Using animation as an awareness communication tool to highlight the importance of vaccines and accessing the service for undocumented immigrants and pregnant individuals and expanding on the COVID-19 vaccine acceptance among refugees and recently migrated communities
Key Words: vaccinations, newcomers to Canada, pregnancy, undocumented immigrants, animations
This project is an extension of the Printables-Extension project, which aims to address COVID-19 vaccine hesitancy within refugee, newcomer, and non-status or undocumented immigrant communities. To further expand on the vaccines' importance, Printables Animation was created to spread awareness about accessing vaccines for undocumented workers and pregnant individuals using visual animations.
The immigrant population in Canada has lower rates of vaccinations than individuals born in Canada. The limitation or lack of knowledge about vaccinations and challenges of accessing healthcare are some of the factors that lead to the lower rates. Two main animation videos were created in five languages.
Need or Problem: Creating visual animations, which include information about the importance of vaccinations and accessing vaccines, could lead individuals to opt-in to get vaccinated. To deliver more tailored information for each of the two target groups, undocumented immigrants and pregnant individuals, two separate animation videos have to be created.
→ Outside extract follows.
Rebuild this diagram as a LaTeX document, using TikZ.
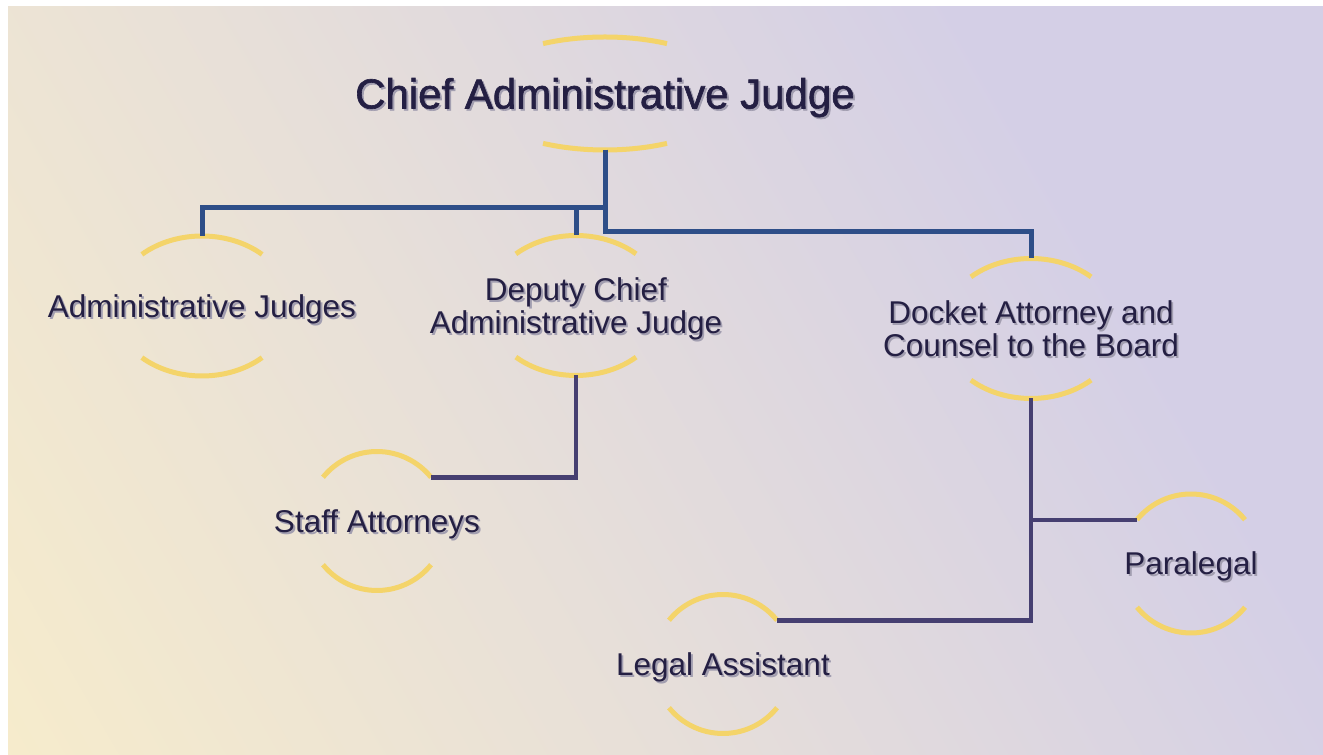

The Design for Health Studio took an iterative and non-linear process as it adapted tested illustrations and branding style from the COVID-19 Printables project. Illustrations were edited, new ones were created, and colors were added to fit the presented information. Moreover, motion visuals had to be adjusted to align with the language, script and voice-over tone.
The scripts were written in low literacy and translated from English into other languages to increase the reach on YouTube and other social media platforms.
Each of the two animations was translated from English to Canadian French, Brazilian Portuguese, South American Spanish and Farsi. In total, 10 animation videos were created, including voice-overs and captions.